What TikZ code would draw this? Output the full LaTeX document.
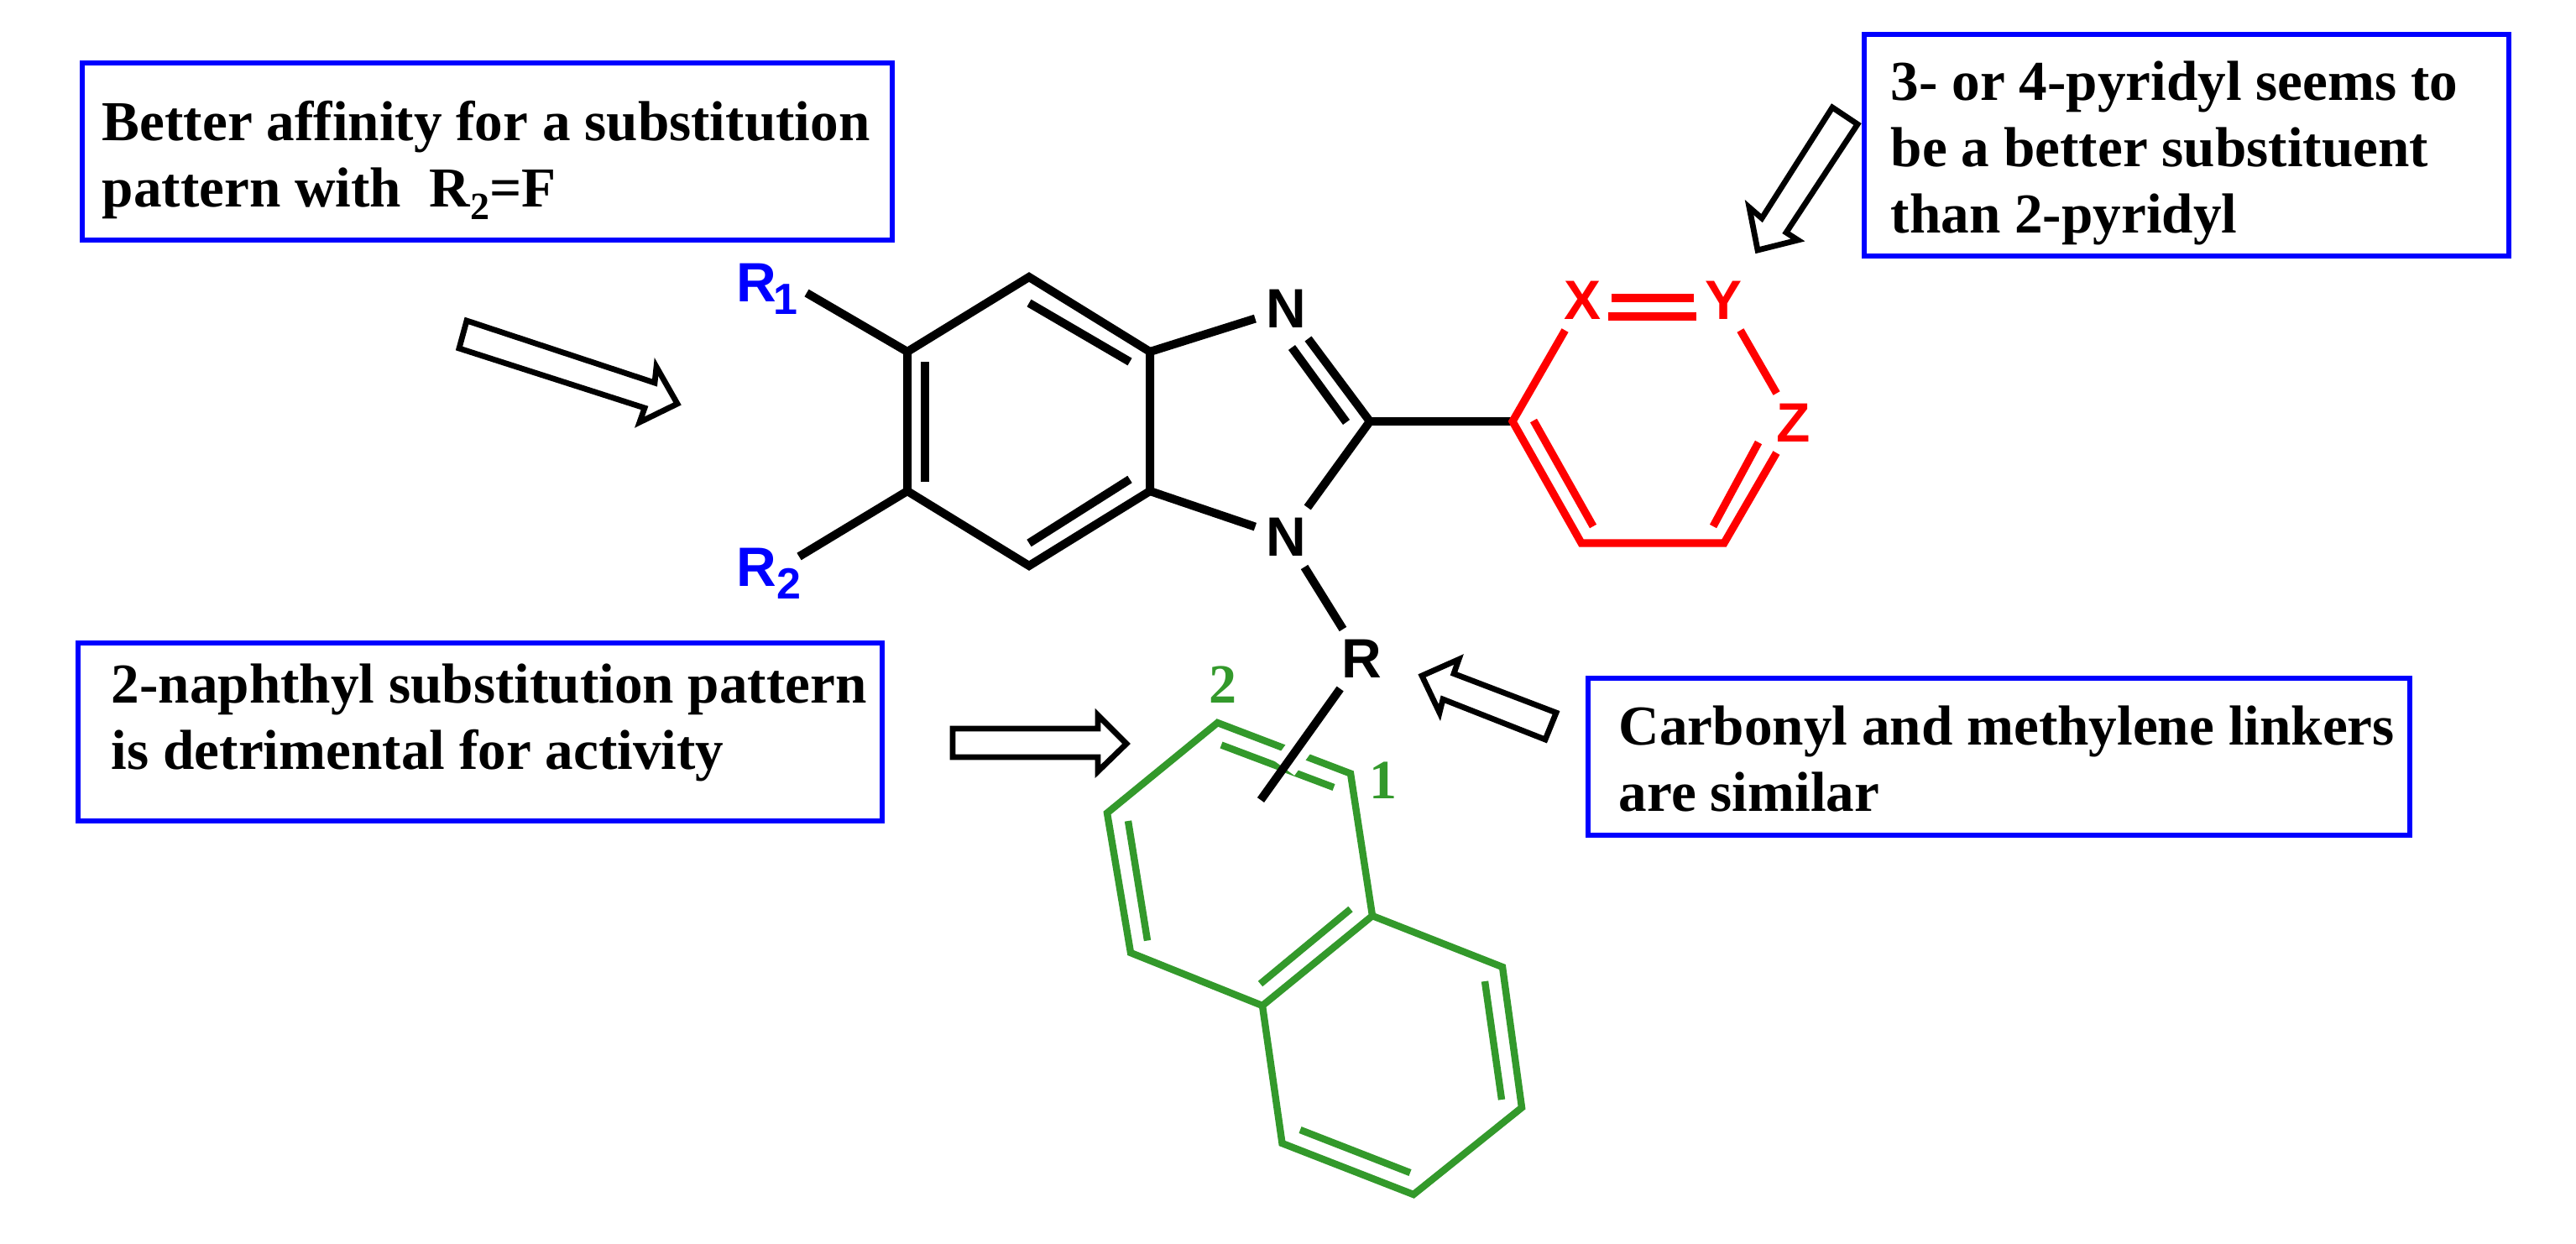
\documentclass[tikz,border=0pt]{standalone}
\usepackage{fontspec}
\setmainfont{Liberation Serif}[Ligatures=CommonOff]
\newfontfamily\atomfont{Liberation Sans}
\usepackage{color}
\definecolor{naphgreen}{RGB}{51,153,43}
\newcommand{\lowsub}[2]{\raisebox{-3.75pt}{\fontsize{#1}{#1}\selectfont #2}}
\tikzset{
	notebox/.style={draw=blue,line width=1.5pt,inner sep=0pt},
	notetext/.style={anchor=north west,inner sep=0pt,align=left,font=\fontsize{16.8pt}{19.75pt}\selectfont\bfseries},
	atom/.style={inner sep=3pt,font=\fontsize{16.5pt}{16.5pt}\selectfont\atomfont\bfseries},
	num/.style={inner sep=0pt,text=naphgreen,font=\fontsize{16.5pt}{16.5pt}\selectfont\bfseries},
	bond/.style={line width=2.5pt,line join=miter},
	redbond/.style={line width=2.3pt,line join=miter,draw=red},
	greenbond/.style={line width=2.1pt,draw=naphgreen,line join=miter},
	hollow/.style={draw=black,fill=white,line width=1.7pt,line join=miter}
}
\begin{document}
\begin{tikzpicture}[x=0.25pt,y=-0.25pt]
		\useasboundingbox (0,0) rectangle (3069,1481);
		% Cadres
		\node (boxaffinity) [notebox,minimum width=241.25pt,minimum height=52.75pt] at (580.5,180.5) {};
		\node (boxpyridyl) [notebox,minimum width=192pt,minimum height=66pt] at (2605,173) {};
		\node (boxnaphthyl) [notebox,minimum width=239.5pt,minimum height=53pt] at (572,872) {};
		\node (boxlinker) [notebox,minimum width=244.75pt,minimum height=46.75pt] at (2381.5,901.5) {};
		% Textes
		\node (textaffinity) [notetext] at (121,119) {Better affinity for a substitution\\pattern with\ \ R\lowsub{11.5pt}{2}=F};
		\node (textpyridyl) [notetext] at (2252,72) {3- or 4-pyridyl seems to\\be a better substituent\\than 2-pyridyl};
		\node (textnaphthyl) [notetext] at (132,790) {2-naphthyl substitution pattern\\is detrimental for activity};
		\node (textlinker) [notetext] at (1928,840) {Carbonyl and methylene linkers\\are similar};
		% Benzene
		\coordinate (cfive) at (1081,419);
		\coordinate (cfour) at (1226,330);
		\coordinate (cjtop) at (1370,419);
		\coordinate (cjbot) at (1370,585);
		\coordinate (cseven) at (1226,674);
		\coordinate (csix) at (1081,585);
		\draw [bond] (cfive) -- (cfour) -- (cjtop) -- (cjbot) -- (cseven) -- (csix) -- cycle;
		\draw [bond] (1102,431) -- (1102,574);
		\draw [bond] (1226,361) -- (1346,431);
		\draw [bond] (1346,571) -- (1226,647);
		% Substituants R1 et R2
		\node (rone) [atom,text=blue,anchor=base west,inner sep=0pt] at (877,359) {R\kern-1pt\lowsub{13pt}{1}};
		\node (rtwo) [atom,text=blue,anchor=base west,inner sep=0pt] at (877,698) {R\lowsub{13pt}{2}};
		\coordinate (roneend) at (961,349);
		\coordinate (rtwoend) at (952,663);
		\draw [bond] (roneend) -- (cfive);
		\draw [bond] (rtwoend) -- (csix);
		% Imidazole
		\node (nup) [atom] at (1532,368) {N};
		\node (nlow) [atom] at (1532,640) {N};
		\coordinate (ctwo) at (1632,502);
		\draw [bond] (cjtop) -- (nup);
		\draw [bond] (nup) -- (ctwo);
		\draw [bond] (1539,414) -- (1604,503);
		\draw [bond] (ctwo) -- (nlow);
		\draw [bond] (nlow) -- (cjbot);
		% Pyridyl en rouge
		\coordinate (pyone) at (1802,502);
		\coordinate (pytwo) at (1884,647);
		\coordinate (pythree) at (2054,647);
		\node (atomx) [atom,text=red] at (1885,358) {X};
		\node (atomy) [atom,text=red] at (2053,358) {Y};
		\node (atomz) [atom,text=red] at (2137,504) {Z};
		\draw [bond] (ctwo) -- (pyone);
		\draw [redbond] (atomx) -- (pyone) -- (pytwo) -- (pythree) -- (atomz);
		\draw [redbond] (atomy) -- (atomz);
		\draw [redbond] ([yshift=0.75pt]atomx.east) -- ([yshift=0.75pt]atomy.west);
		\draw [redbond] (1916,377) -- (2021,377);
		\draw [redbond] (1827,501) -- (1898,627);
		\draw [redbond] (2041,627) -- (2095,527);
		% Naphtyle en vert
		\coordinate (nptwo) at (1450.5,861);
		\coordinate (npone) at (1609,921.5);
		\coordinate (npjtop) at (1635,1091);
		\coordinate (npjbot) at (1504,1198);
		\coordinate (npfour) at (1347,1135);
		\coordinate (npthree) at (1319,968.5);
		\coordinate (npeight) at (1790,1152);
		\coordinate (npseven) at (1813,1319.5);
		\coordinate (npsix) at (1684,1423);
		\coordinate (npfive) at (1527.5,1362);
		\draw [greenbond] (nptwo) -- (npone) -- (npjtop) -- (npjbot) -- (npfour) -- (npthree) -- cycle;
		\draw [greenbond] (npjtop) -- (npeight) -- (npseven) -- (npsix) -- (npfive) -- (npjbot);
		\draw [greenbond] (1455,887.5) -- (1589,938);
		\draw [greenbond] (1344,978) -- (1367,1120.5);
		\draw [greenbond] (1609,1083) -- (1501.5,1172);
		\draw [greenbond] (1769,1169) -- (1789,1310);
		\draw [greenbond] (1549,1346) -- (1680,1397);
		\node (numone) [num] at (1648,930) {1};
		\node (numtwo) [num] at (1457,816) {2};
		% Lien R
		\node (atomr) [atom] at (1622,785) {R};
		\coordinate (rend) at (1502,953);
		\draw [bond] (nlow) -- (atomr);
		\draw [white,line width=7.5pt] (1570,860) -- (1530,915);
		\draw [bond] (atomr) -- (rend);
		% Fleches
		\draw [hollow] (556,382) -- (780,456) -- (782,437) -- (807,481) -- (762,503) -- (768,486) -- (547,415) -- cycle;
		\draw [hollow] (2183,128) -- (2213,148) -- (2128,277) -- (2142,286) -- (2094,298) -- (2084,247) -- (2099,260) -- cycle;
		\draw [hollow] (1135,868) -- (1308,868) -- (1308,852) -- (1342,886) -- (1308,919) -- (1308,902) -- (1135,902) -- cycle;
		\draw [hollow] (1694,805) -- (1738,785.5) -- (1732,802.5) -- (1854,849) -- (1841,881) -- (1719,833) -- (1715,849) -- cycle;
\end{tikzpicture}
\end{document}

──────

### [Stated task]
Write out the listing word for word, omitting the pictures it holds.

### [Finished answer]
What TikZ code would draw this? Output the full LaTeX document.
\documentclass[tikz,border=0pt]{standalone}
\usepackage{fontspec}
\setmainfont{Liberation Serif}[Ligatures=CommonOff]
\newfontfamily\atomfont{Liberation Sans}
\usepackage{color}
\definecolor{naphgreen}{RGB}{51,153,43}
\newcommand{\lowsub}[2]{\raisebox{-3.75pt}{\fontsize{#1}{#1}\selectfont #2}}
\tikzset{
	notebox/.style={draw=blue,line width=1.5pt,inner sep=0pt},
	notetext/.style={anchor=north west,inner sep=0pt,align=left,font=\fontsize{16.8pt}{19.75pt}\selectfont\bfseries},
	atom/.style={inner sep=3pt,font=\fontsize{16.5pt}{16.5pt}\selectfont\atomfont\bfseries},
	num/.style={inner sep=0pt,text=naphgreen,font=\fontsize{16.5pt}{16.5pt}\selectfont\bfseries},
	bond/.style={line width=2.5pt,line join=miter},
	redbond/.style={line width=2.3pt,line join=miter,draw=red},
	greenbond/.style={line width=2.1pt,draw=naphgreen,line join=miter},
	hollow/.style={draw=black,fill=white,line width=1.7pt,line join=miter}
}
\begin{document}
\begin{tikzpicture}[x=0.25pt,y=-0.25pt]
		\useasboundingbox (0,0) rectangle (3069,1481);
		% Cadres
		\node (boxaffinity) [notebox,minimum width=241.25pt,minimum height=52.75pt] at (580.5,180.5) {};
		\node (boxpyridyl) [notebox,minimum width=192pt,minimum height=66pt] at (2605,173) {};
		\node (boxnaphthyl) [notebox,minimum width=239.5pt,minimum height=53pt] at (572,872) {};
		\node (boxlinker) [notebox,minimum width=244.75pt,minimum height=46.75pt] at (2381.5,901.5) {};
		% Textes
		\node (textaffinity) [notetext] at (121,119) {Better affinity for a substitution\\pattern with\ \ R\lowsub{11.5pt}{2}=F};
		\node (textpyridyl) [notetext] at (2252,72) {3- or 4-pyridyl seems to\\be a better substituent\\than 2-pyridyl};
		\node (textnaphthyl) [notetext] at (132,790) {2-naphthyl substitution pattern\\is detrimental for activity};
		\node (textlinker) [notetext] at (1928,840) {Carbonyl and methylene linkers\\are similar};
		% Benzene
		\coordinate (cfive) at (1081,419);
		\coordinate (cfour) at (1226,330);
		\coordinate (cjtop) at (1370,419);
		\coordinate (cjbot) at (1370,585);
		\coordinate (cseven) at (1226,674);
		\coordinate (csix) at (1081,585);
		\draw [bond] (cfive) -- (cfour) -- (cjtop) -- (cjbot) -- (cseven) -- (csix) -- cycle;
		\draw [bond] (1102,431) -- (1102,574);
		\draw [bond] (1226,361) -- (1346,431);
		\draw [bond] (1346,571) -- (1226,647);
		% Substituants R1 et R2
		\node (rone) [atom,text=blue,anchor=base west,inner sep=0pt] at (877,359) {R\kern-1pt\lowsub{13pt}{1}};
		\node (rtwo) [atom,text=blue,anchor=base west,inner sep=0pt] at (877,698) {R\lowsub{13pt}{2}};
		\coordinate (roneend) at (961,349);
		\coordinate (rtwoend) at (952,663);
		\draw [bond] (roneend) -- (cfive);
		\draw [bond] (rtwoend) -- (csix);
		% Imidazole
		\node (nup) [atom] at (1532,368) {N};
		\node (nlow) [atom] at (1532,640) {N};
		\coordinate (ctwo) at (1632,502);
		\draw [bond] (cjtop) -- (nup);
		\draw [bond] (nup) -- (ctwo);
		\draw [bond] (1539,414) -- (1604,503);
		\draw [bond] (ctwo) -- (nlow);
		\draw [bond] (nlow) -- (cjbot);
		% Pyridyl en rouge
		\coordinate (pyone) at (1802,502);
		\coordinate (pytwo) at (1884,647);
		\coordinate (pythree) at (2054,647);
		\node (atomx) [atom,text=red] at (1885,358) {X};
		\node (atomy) [atom,text=red] at (2053,358) {Y};
		\node (atomz) [atom,text=red] at (2137,504) {Z};
		\draw [bond] (ctwo) -- (pyone);
		\draw [redbond] (atomx) -- (pyone) -- (pytwo) -- (pythree) -- (atomz);
		\draw [redbond] (atomy) -- (atomz);
		\draw [redbond] ([yshift=0.75pt]atomx.east) -- ([yshift=0.75pt]atomy.west);
		\draw [redbond] (1916,377) -- (2021,377);
		\draw [redbond] (1827,501) -- (1898,627);
		\draw [redbond] (2041,627) -- (2095,527);
		% Naphtyle en vert
		\coordinate (nptwo) at (1450.5,861);
		\coordinate (npone) at (1609,921.5);
		\coordinate (npjtop) at (1635,1091);
		\coordinate (npjbot) at (1504,1198);
		\coordinate (npfour) at (1347,1135);
		\coordinate (npthree) at (1319,968.5);
		\coordinate (npeight) at (1790,1152);
		\coordinate (npseven) at (1813,1319.5);
		\coordinate (npsix) at (1684,1423);
		\coordinate (npfive) at (1527.5,1362);
		\draw [greenbond] (nptwo) -- (npone) -- (npjtop) -- (npjbot) -- (npfour) -- (npthree) -- cycle;
		\draw [greenbond] (npjtop) -- (npeight) -- (npseven) -- (npsix) -- (npfive) -- (npjbot);
		\draw [greenbond] (1455,887.5) -- (1589,938);
		\draw [greenbond] (1344,978) -- (1367,1120.5);
		\draw [greenbond] (1609,1083) -- (1501.5,1172);
		\draw [greenbond] (1769,1169) -- (1789,1310);
		\draw [greenbond] (1549,1346) -- (1680,1397);
		\node (numone) [num] at (1648,930) {1};
		\node (numtwo) [num] at (1457,816) {2};
		% Lien R
		\node (atomr) [atom] at (1622,785) {R};
		\coordinate (rend) at (1502,953);
		\draw [bond] (nlow) -- (atomr);
		\draw [white,line width=7.5pt] (1570,860) -- (1530,915);
		\draw [bond] (atomr) -- (rend);
		% Fleches
		\draw [hollow] (556,382) -- (780,456) -- (782,437) -- (807,481) -- (762,503) -- (768,486) -- (547,415) -- cycle;
		\draw [hollow] (2183,128) -- (2213,148) -- (2128,277) -- (2142,286) -- (2094,298) -- (2084,247) -- (2099,260) -- cycle;
		\draw [hollow] (1135,868) -- (1308,868) -- (1308,852) -- (1342,886) -- (1308,919) -- (1308,902) -- (1135,902) -- cycle;
		\draw [hollow] (1694,805) -- (1738,785.5) -- (1732,802.5) -- (1854,849) -- (1841,881) -- (1719,833) -- (1715,849) -- cycle;
\end{tikzpicture}
\end{document}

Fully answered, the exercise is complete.